Stones add interest to jewelry, and open up many design possibilities. They can just be focal points of color, or they can be part of a design. However, stone setting for the metal clay artist and stone setting for the metalsmith are different. I’m going to discuss a few of the ways metal clay artists can set stones.
First of all, fired metal clay and sheet metal are different. They might look alike, but they are different at a molecular level. Sheet metal has long chains of molecules. Metal clay has very short ones. Accordingly, sheet metal can bend a great deal. Metal clay can bend a little. However, if you bend it too far, it is likely to break. That means that some methods of stone setting, such as the use of tabs, that are available to the sheet metal worker are (almost) impractical for the metal clay artist.
Directly Setting the Stone in Metal Clay. The short version — be cautious about what stones you put in your kiln. Some will, simply, be destroyed from the heat — actually, most. Some will discolor — an example is moonstone, which can emerge just fine, or can emerge from the kiln a dull gray. Be careful of published lists of stones that can be fired — many mean ‘will not be destroyed, but still could emerge discolored’.
Some stones that I have directly fired and have had good results with: synthetic ruby; synthetic emerald; natural sapphires; and diorite.
Most cubic zirconia will fire safely. However, some colors are heat sensitive, and must be low fired. Most manufacturers of cubic zirconia recognize the metal clay market, and tell you how heat resistant the stones are.
In any case, when you set a stone directly in metal clay, you must remember that metal clay shrinks. If the stone has nothing to hold it in place, it can be spit out like a watermelon seed.
Also, if there is any metal clay dust whatsoever on the stone when it is fired, the dust will adhere to the stone, turning it cloudy. Once it is fired, the cloudiness is impossible to remove. However, the dust can be removed, pre-firing, using a cotton swab and denatured alcohol. Just be sure you get every last drop of the dust!
The other options listed below require you to set the stone after the metal clay has fired. This has the advantage that you can use any stone you like. For example, the stones in the photograph above are vesuvianite. Vesuvianite will not fire. However, it can be incorporated post-firing.
Prongs.

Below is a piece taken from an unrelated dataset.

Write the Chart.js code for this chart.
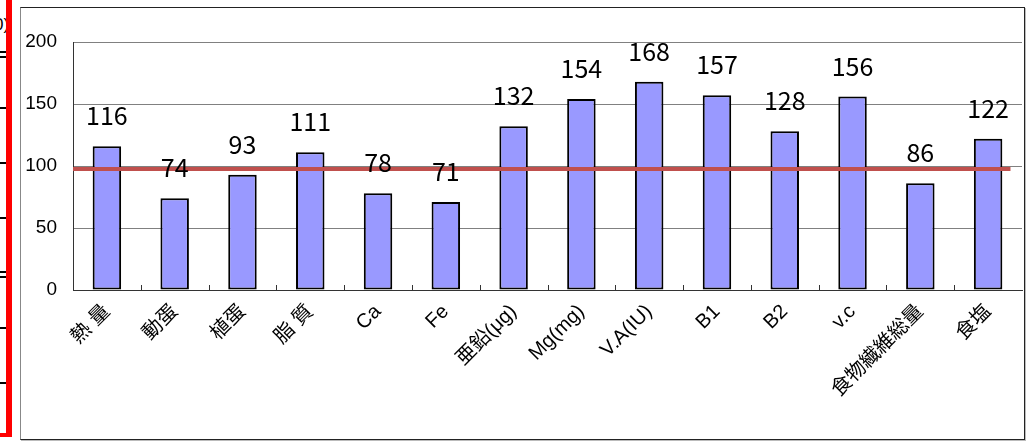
<!DOCTYPE html>
<html>
<head>
<meta charset="utf-8">
<script src="https://cdn.jsdelivr.net/npm/chart.js@4/dist/chart.umd.min.js"></script>
<style>
  html, body { margin: 0; padding: 0; background: #fff; width: 1027px; height: 443px; overflow: hidden; }
  .redv { position: absolute; left: 6px; top: 0; width: 6px; height: 437px; background: #ff0000; }
  .redh { position: absolute; left: 0; top: 433px; width: 12px; height: 4px; background: #ff0000; }
  .mark { position: absolute; left: 0; width: 6px; height: 2px; background: #000; }
  .cut { position: absolute; left: -6px; top: 15px; font: 17px "Liberation Sans", sans-serif; color: #000; }
  #frame { position: absolute; left: 20px; top: 7px; width: 1003px; height: 431px;
           border: 1px solid #222; border-left-color: #888; box-shadow: 1px 1px 0 #bbb; background: #fff; }
  #frame canvas { display: block; }
</style>
</head>
<body>
<span class="cut">0)</span>
<div class="redv"></div>
<div class="redh"></div>
<div class="mark" style="top:51px"></div>
<div class="mark" style="top:56px"></div>
<div class="mark" style="top:107px"></div>
<div class="mark" style="top:162px"></div>
<div class="mark" style="top:217px"></div>
<div class="mark" style="top:271px"></div>
<div class="mark" style="top:276px"></div>
<div class="mark" style="top:327px"></div>
<div class="mark" style="top:382px"></div>
<div id="frame"><canvas id="chart" width="1003" height="431"></canvas></div>

<script>
// Nutrient intake items and their ratio to the recommended amount (%)
const categories = ['熱 量', '動蛋', '植蛋', '脂 質', 'Ca', 'Fe', '亜鉛(μg)', 'Mg(mg)', 'V.A(IU)', 'B1', 'B2', 'v.c', '食物繊維総量', '食塩'];
const values = [116, 74, 93, 111, 78, 71, 132, 154, 168, 157, 128, 156, 86, 122];
const yTicks = [0, 50, 100, 150, 200];

// Reference level line (about 100%) and the span it covers in category units
const refLevel = [97.6, 97.6];
const refSpan = [0, 13.83];

const BAR_FILL = '#9999FF';
const REF_COLOR = '#C0504D';
const GRID_COLOR = '#808080';
const AXIS_COLOR = '#333333';

// Value labels above each bar
const valueLabels = {
  id: 'valueLabels',
  afterDatasetsDraw(chart) {
    const meta = chart.getDatasetMeta(0);
    const ctx = chart.ctx;
    ctx.save();
    ctx.font = '25px "Noto Sans CJK JP", "Liberation Sans", sans-serif';
    ctx.fillStyle = '#000';
    ctx.textAlign = 'center';
    ctx.textBaseline = 'alphabetic';
    meta.data.forEach((bar, i) => {
      ctx.fillText(String(values[i]), bar.x, bar.y - 21);
    });
    ctx.restore();
  }
};

// Short inward tick marks between categories on the bottom axis
const innerTicks = {
  id: 'innerTicks',
  afterDraw(chart) {
    const x = chart.scales.x;
    const ctx = chart.ctx;
    const bottom = chart.chartArea.bottom;
    ctx.save();
    ctx.strokeStyle = AXIS_COLOR;
    ctx.lineWidth = 1;
    for (let i = 1; i < categories.length; i++) {
      const px = Math.round(x.getPixelForValue(i - 0.5)) + 0.5;
      ctx.beginPath();
      ctx.moveTo(px, bottom);
      ctx.lineTo(px, bottom - 5);
      ctx.stroke();
    }
    ctx.restore();
  }
};

new Chart(document.getElementById('chart'), {
  data: {
    labels: categories,
    datasets: [
      {
        type: 'bar',
        data: values,
        backgroundColor: BAR_FILL,
        borderColor: '#000',
        borderWidth: 2,
        borderSkipped: false,
        grouped: false,
        categoryPercentage: 1,
        barPercentage: 0.42,
        order: 1
      },
      {
        type: 'line',
        xAxisID: 'xr',
        data: refSpan.map((x, i) => ({ x, y: refLevel[i] })),
        borderColor: REF_COLOR,
        borderWidth: 4,
        pointRadius: 0,
        fill: false,
        order: 0
      }
    ]
  },
  options: {
    responsive: false,
    animation: false,
    events: [],
    layout: { padding: { top: 34, right: 2, left: 0, bottom: 0 } },
    plugins: { legend: { display: false }, tooltip: { enabled: false } },
    scales: {
      x: {
        type: 'category',
        offset: true,
        grid: { display: false, drawTicks: false },
        border: { display: true, color: AXIS_COLOR, width: 1 },
        ticks: {
          maxRotation: 45,
          minRotation: 45,
          autoSkip: false,
          padding: 10,
          color: '#000',
          font: { family: '"Liberation Sans", "Noto Sans CJK JP", sans-serif', size: 20 }
        },
        afterFit(scale) { scale.height = 149; }
      },
      xr: {
        type: 'linear',
        display: false,
        min: 0,
        max: categories.length
      },
      y: {
        type: 'linear',
        min: yTicks[0],
        max: yTicks[yTicks.length - 1],
        afterBuildTicks(scale) { scale.ticks = yTicks.map(v => ({ value: v })); },
        grid: { color: GRID_COLOR, lineWidth: 1, drawTicks: false },
        border: { display: true, color: AXIS_COLOR, width: 1 },
        ticks: {
          padding: 16,
          color: '#000',
          font: { family: '"Liberation Sans", sans-serif', size: 19 }
        },
        afterFit(scale) { scale.width = 52; }
      }
    }
  },
  plugins: [valueLabels, innerTicks]
});
</script>
</body>
</html>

Prong settings that can be directly fired with metal clay are commercially available. Follow package directions, and things will generally work. However, most of these settings are not strong enough for rings. That means, as a metal clay artist, you will be limited to jewelry that will take less stress than rings.
Wire settings. It is possible to embed jewelry grade wire in metal clay (warning: if you use copper, be sure it is jewelry grade, not from the hardware store) (second warning: be very careful about mixing fine silver and sterling silver — sometimes it works and sometimes it doesn’t). If you make sure that the wire is bent over so it has ‘feet’ for the metal clay to grab onto as it shrinks, you can firmly attach the wire. The wire can then be bent over stones to produce a sort of wire-wrapping.
Bezel wire. Bezel wire is flat wide wire used to make bezels. Some of it has prongs, or ‘feet’, that prevent the metal clay from shrinking out of shape. Some does not. If you use the prong type bezel wire, you need only form a bezel of the size and shape of your stone. If you use the other type, you must calculate and account for shrinkage. This might be your only option with an irregularly shaped stone.
Note that bezel wire must be bent to firmly grasp the stone. This is quite easy, if you use a metal burnisher.
Bezel cup. Bezel cups are cups, of the same metal as the clay, that are of the size of the stone to be fired. Like bezel wire, the edge of the cup must be bent to grasp the stone. Like bezel wire, this is easy with a metal burnisher.